物自体
ここ何年か読む本を探すのに苦労したり、読み始めても途中でやめることが増えてきている気がします。
やめる理由は、つまらなくて時間の無駄だと思うことが大半です。が、理系の本だと途中で頭がついていかなくなって止めることもあります。生物学系だと、読み通せることが多いのですが、物理学系だと断念のことが多いです。文系の本であれば、途中で飽きてきても流して読んでいれば、なんとなく最後までいくのですが、物理学系だとそうもいきません。
そんな中、新たに読む本を無理やりみつけても、つまらなくて我慢して読むか、途中でやめる可能性が高そうなので、少し前に断念した物理学の本をもう一度チャレンジ中です。
論旨としては、量子力学は結局どういうことなのかは誰もわかっていない。ただ決まった計算をすれば有意義な計算結果がでるので、それに満足しているのが実情である。しかし、物理学としては量子力学が示す世界がどういうことなのかを探求すべきである。というようなことです。
つまり、波であり粒子である、とか、観測するかしないかで状況が変わってしまうとか、確率の重ね合わせ状況にあるとか、そういう意味不明の状況を理解するにはどうすればよいか、というあたりのようです。
こういう話だと、もともと哲学系のわたしとしては、やはり客観的な世界というのは、全く理解不能は物自体なんじゃないかという気がします。物自体というのは、カントの認識論の概念です。客観的世界は物自体の世界で、そこには時間も空間も因果関係もない。その意味不明の物自体を、人間は時間とか空間とか因果関係という枠組みを当てはめて理解している。物自体がどういうものかは、全く人間には理解不能で、どのようなものか考えることもできない。というあたりです(うるさい人は「全然違う」とか言いそうですが)。
時間とか空間が客観的世界の問題ではなく、人間の認識形式だという考えは、自分の中ではだいぶ根が張ってきました。
たとえば、物理学が「宇宙は今も膨張している」言っっているのを聞くと、人は「膨張しているその外側は何があるのか?」と考えてしまいます。「ビッグバンから全てが始まった」とか言われても、「ビッグバンより前には何があったのか」と考えてしまいます。
つまり、無限の空間とか無限の時間というのは、物理学が言っているもの科学的なものではなく、人間の認識形式なのだろうと思います。だから、それに反すること、つまり空間の限界や時間の限界を物理学がいうと、何か変なことを言っている、騙されているという気がしてしまうのです。

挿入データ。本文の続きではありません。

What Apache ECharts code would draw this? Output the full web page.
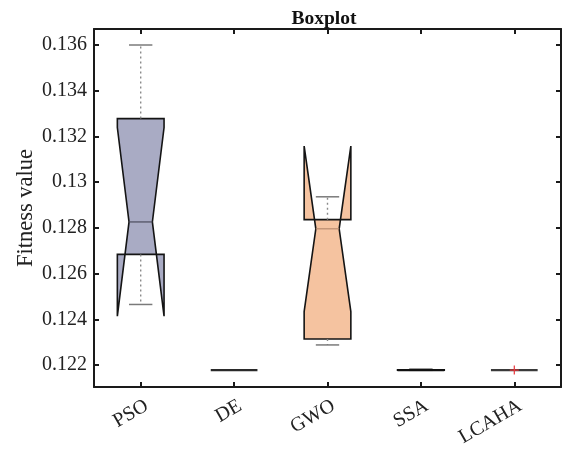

まあ、世界が本当は得体の知れないもので、人間が思い浮かべている客観的世界は脳が作り出した作品であることは、色は人間の目がつけているもので、客観世界の光は音と同じで高低と大小しかないとうことだけからでも、理屈としては明らかなのでしょう。とはいえ、そういうことを実感として理解することはできないようになっているとも言えます。
とはいえ、人間の認識構造、時間とか空間とか因果関係とか色とか数とか計算式とかは、人間が普通の生活をしている環境を整理して理解するにはちょうどよくできています。単に、ビッグバンとか、宇宙の果てとか生きる上で不要なことは理解できないだけです。
そして量子力学が示す世界も、人間の認識構造の限界を超えていていて、何だかよくわからないのです。
波であり粒子であるものを思い浮かべることができない。つまるところ、人間の空間認識の枠組みでは認識できない何かなのではないか?
観測した場合としなかった場合で状況が変わってしまう。主観的な認識に関わらず存続する客観的な世界というものも、人間が作り出した認識の枠組みなのではないか。
時間が遡っていると解釈するのが自然な現象→不可逆的な時間の流れという人間の認識構造からすると理解できない。
自分も世界もどんどん増えているかも→理解の構造を超えている
ということで、理解はできない。とはいえ、量子力学は、全く意味不明ではあるけれど、計算式を適用することは可能で、技術的には十二分に役に立っている。
これは、理解不能な物自体に時間や空間を当てはめて、実生活を送ることができているという状況とパラレルなのではないかという気がします。
ということで、量子力学の意味不明さは、物自体ということを理解するのに、少し役に立ちそうです。